Set problem:
It is required that the lines from the top of the listing through the line with "142.3, 138.1, 129.5];" be reproduced exactly, excluding pictures.

— START OF Data —

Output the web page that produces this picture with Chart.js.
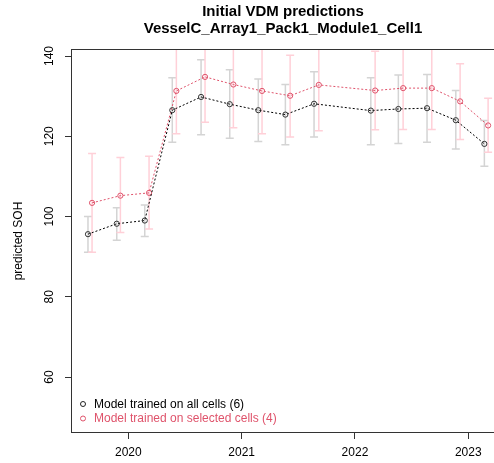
<!doctype html>
<html lang="en">
  <head>
    <meta charset="utf-8">
    <title>Initial VDM predictions</title>
    <script src="https://cdn.jsdelivr.net/npm/chart.js"></script>
    <style>
      html, body { margin: 0; padding: 0; background: #fff; }
      #wrap { width: 494px; height: 463px; }
    </style>
  </head>
  <body>
    <div id="wrap"><canvas id="sohChart" width="494" height="463"></canvas></div>
    <script>
      // ---- data ----
      const titleLines = ['Initial VDM predictions', 'VesselC_Array1_Pack1_Module1_Cell1'];
      const yTitle = 'predicted SOH';
      const legendLabels = ['Model trained on all cells (6)', 'Model trained on selected cells (4)'];

      // decimal years of the prediction dates (selected-cells series is drawn slightly shifted)
      const datesAll = [2019.644, 2019.898, 2020.145, 2020.388, 2020.642, 2020.895, 2021.147,
                        2021.386, 2021.639, 2022.140, 2022.383, 2022.636, 2022.890, 2023.142];
      const datesSel = [2019.680, 2019.930, 2020.183, 2020.424, 2020.677, 2020.927, 2021.180,
                        2021.428, 2021.681, 2022.178, 2022.425, 2022.678, 2022.928, 2023.175];

      const allMean = [95.6, 98.2, 99.0, 126.5, 129.8, 128.0, 126.5, 125.4, 128.1, 126.4, 126.8, 127.0, 124.0, 118.1];
      const allLow  = [91.1, 94.1, 95.0, 118.5, 120.4, 119.5, 118.7, 117.9, 119.8, 117.9, 118.2, 118.5, 116.8, 112.5];
      const allHigh = [100.0, 102.2, 102.9, 134.6, 139.1, 136.6, 134.3, 132.9, 136.1, 134.6, 135.3, 135.4, 131.4, 123.9];

      const selMean = [103.4, 105.2, 105.9, 131.3, 134.8, 132.9, 131.3, 130.1, 132.8, 131.4, 132.0, 132.0, 128.7, 122.7];
      const selLow  = [91.1, 96.0, 96.9, 120.6, 123.5, 122.1, 120.6, 119.8, 121.4, 121.6, 121.7, 121.7, 119.2, 116.0];
      const selHigh = [115.7, 114.7, 115.0, 142.0, 146.1, 143.7, 142.0, 140.2, 144.2, 141.2, 142.3, 142.3, 138.1, 129.5];

      const yearTicks = [2020, 2021, 2022, 2023];
      const sohTicks = [60, 80, 100, 120, 140];

      const black = '#000000';
      const pink = '#DF536B';
      const font = "'Liberation Sans', Arial, sans-serif";

      const toPoints = (xs, ys) => xs.map((x, i) => ({ x: x, y: ys[i] }));

      const errorBars = [
        { dates: datesAll, low: allLow, high: allHigh, color: '#d4d4d4' },
        { dates: datesSel, low: selLow, high: selHigh, color: '#ffd0d8' }
      ];

      const overlay = {
        id: 'overlay',
        beforeDatasetsDraw(chart) {
          const { ctx, chartArea: a, scales: { x, y } } = chart;
          ctx.save();
          ctx.beginPath();
          ctx.rect(a.left, a.top, a.right - a.left + 2, a.bottom - a.top);
          ctx.clip();
          errorBars.forEach(eb => {
            ctx.strokeStyle = eb.color;
            ctx.lineWidth = 1.5;
            eb.dates.forEach((d, i) => {
              const px = x.getPixelForValue(d);
              const lo = y.getPixelForValue(eb.low[i]);
              const hi = y.getPixelForValue(eb.high[i]);
              ctx.beginPath();
              ctx.moveTo(px, lo); ctx.lineTo(px, hi);
              ctx.moveTo(px - 4, lo); ctx.lineTo(px + 4, lo);
              ctx.moveTo(px - 4, hi); ctx.lineTo(px + 4, hi);
              ctx.stroke();
            });
          });
          ctx.restore();
        },
        afterDraw(chart) {
          const { ctx, chartArea: a, scales: { y } } = chart;
          ctx.save();
          // box (right side falls just outside the canvas, as in the reference)
          ctx.strokeStyle = '#333';
          ctx.lineWidth = 1;
          ctx.strokeRect(Math.round(a.left) - 0.5, Math.round(a.top) - 0.5,
                         Math.round(a.right - a.left) + 4, Math.round(a.bottom - a.top) + 1);

          // title
          const cx = (a.left + 494) / 2;
          ctx.fillStyle = '#000';
          ctx.textAlign = 'center';
          ctx.textBaseline = 'middle';
          ctx.font = 'bold 15px ' + font;
          ctx.fillText(titleLines[0], cx, 12);
          ctx.fillText(titleLines[1], cx, 29);

          // y tick labels, rotated like R
          ctx.font = '12px ' + font;
          sohTicks.forEach(t => {
            ctx.save();
            ctx.translate(50, y.getPixelForValue(t));
            ctx.rotate(-Math.PI / 2);
            ctx.fillText(String(t), 0, 0);
            ctx.restore();
          });

          // y axis title
          ctx.save();
          ctx.translate(19, (a.top + a.bottom) / 2);
          ctx.rotate(-Math.PI / 2);
          ctx.fillText(yTitle, 0, 0);
          ctx.restore();

          // legend
          const cols = ['#222', pink];
          ctx.textAlign = 'left';
          legendLabels.forEach((lab, i) => {
            const ly = 404 + i * 14.5;
            ctx.strokeStyle = cols[i];
            ctx.lineWidth = 1;
            ctx.beginPath();
            ctx.arc(83, ly, 2.5, 0, Math.PI * 2);
            ctx.stroke();
            ctx.fillStyle = i === 0 ? '#000' : pink;
            ctx.fillText(lab, 94, ly + 0.5);
          });
          ctx.restore();
        }
      };

      const ctx = document.getElementById('sohChart').getContext('2d');
      const myChart = new Chart(ctx, {
        type: 'line',
        data: {
          datasets: [{
            label: legendLabels[0],
            data: toPoints(datesAll, allMean),
            borderColor: black,
            borderWidth: 1,
            borderDash: [2, 2],
            pointStyle: 'circle',
            pointRadius: 2.6,
            pointBorderWidth: 1,
            pointBorderColor: '#333',
            pointBackgroundColor: 'rgba(255,255,255,0)',
            spanGaps: true,
            tension: 0,
            clip: false
          }, {
            label: legendLabels[1],
            data: toPoints(datesSel, selMean),
            borderColor: pink,
            borderWidth: 1,
            borderDash: [2, 2],
            pointStyle: 'circle',
            pointRadius: 2.6,
            pointBorderWidth: 1,
            pointBorderColor: pink,
            pointBackgroundColor: 'rgba(255,255,255,0)',
            tension: 0,
            clip: false
          }]
        },
        options: {
          responsive: false,
          animation: false,
          layout: { autoPadding: false, padding: { top: 50, left: 0, right: 0, bottom: 0 } },
          plugins: {
            legend: { display: false },
            title: { display: false },
            tooltip: { enabled: false }
          },
          scales: {
            x: {
              type: 'linear',
              min: 2019.503,
              max: 2023.227,
              afterBuildTicks: s => { s.ticks = yearTicks.map(v => ({ value: v })); },
              afterFit: s => { s.height = 31; s.paddingLeft = 0; s.paddingRight = 0; },
              border: { display: false },
              grid: { display: true, drawOnChartArea: false, drawTicks: true, tickLength: 7, color: '#333' },
              ticks: {
                color: '#000',
                font: { family: font, size: 12 },
                padding: 6,
                maxRotation: 0,
                autoSkip: false,
                callback: v => String(v)
              }
            },
            y: {
              min: 46.3,
              max: 141.5,
              afterBuildTicks: s => { s.ticks = sohTicks.map(v => ({ value: v })); },
              afterFit: s => { s.width = 72; s.paddingTop = 0; s.paddingBottom = 0; },
              border: { display: false },
              grid: { display: true, drawOnChartArea: false, drawTicks: true, tickLength: 7, color: '#333' },
              ticks: { display: false }
            }
          }
        },
        plugins: [overlay]
      });
    </script>
  </body>
</html>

— END OF Data —

Solution:
Output the web page that produces this picture with Chart.js.
<!doctype html>
<html lang="en">
  <head>
    <meta charset="utf-8">
    <title>Initial VDM predictions</title>
    <script src="https://cdn.jsdelivr.net/npm/chart.js"></script>
    <style>
      html, body { margin: 0; padding: 0; background: #fff; }
      #wrap { width: 494px; height: 463px; }
    </style>
  </head>
  <body>
    <div id="wrap"><canvas id="sohChart" width="494" height="463"></canvas></div>
    <script>
      // ---- data ----
      const titleLines = ['Initial VDM predictions', 'VesselC_Array1_Pack1_Module1_Cell1'];
      const yTitle = 'predicted SOH';
      const legendLabels = ['Model trained on all cells (6)', 'Model trained on selected cells (4)'];

      // decimal years of the prediction dates (selected-cells series is drawn slightly shifted)
      const datesAll = [2019.644, 2019.898, 2020.145, 2020.388, 2020.642, 2020.895, 2021.147,
                        2021.386, 2021.639, 2022.140, 2022.383, 2022.636, 2022.890, 2023.142];
      const datesSel = [2019.680, 2019.930, 2020.183, 2020.424, 2020.677, 2020.927, 2021.180,
                        2021.428, 2021.681, 2022.178, 2022.425, 2022.678, 2022.928, 2023.175];

      const allMean = [95.6, 98.2, 99.0, 126.5, 129.8, 128.0, 126.5, 125.4, 128.1, 126.4, 126.8, 127.0, 124.0, 118.1];
      const allLow  = [91.1, 94.1, 95.0, 118.5, 120.4, 119.5, 118.7, 117.9, 119.8, 117.9, 118.2, 118.5, 116.8, 112.5];
      const allHigh = [100.0, 102.2, 102.9, 134.6, 139.1, 136.6, 134.3, 132.9, 136.1, 134.6, 135.3, 135.4, 131.4, 123.9];

      const selMean = [103.4, 105.2, 105.9, 131.3, 134.8, 132.9, 131.3, 130.1, 132.8, 131.4, 132.0, 132.0, 128.7, 122.7];
      const selLow  = [91.1, 96.0, 96.9, 120.6, 123.5, 122.1, 120.6, 119.8, 121.4, 121.6, 121.7, 121.7, 119.2, 116.0];
      const selHigh = [115.7, 114.7, 115.0, 142.0, 146.1, 143.7, 142.0, 140.2, 144.2, 141.2, 142.3, 142.3, 138.1, 129.5];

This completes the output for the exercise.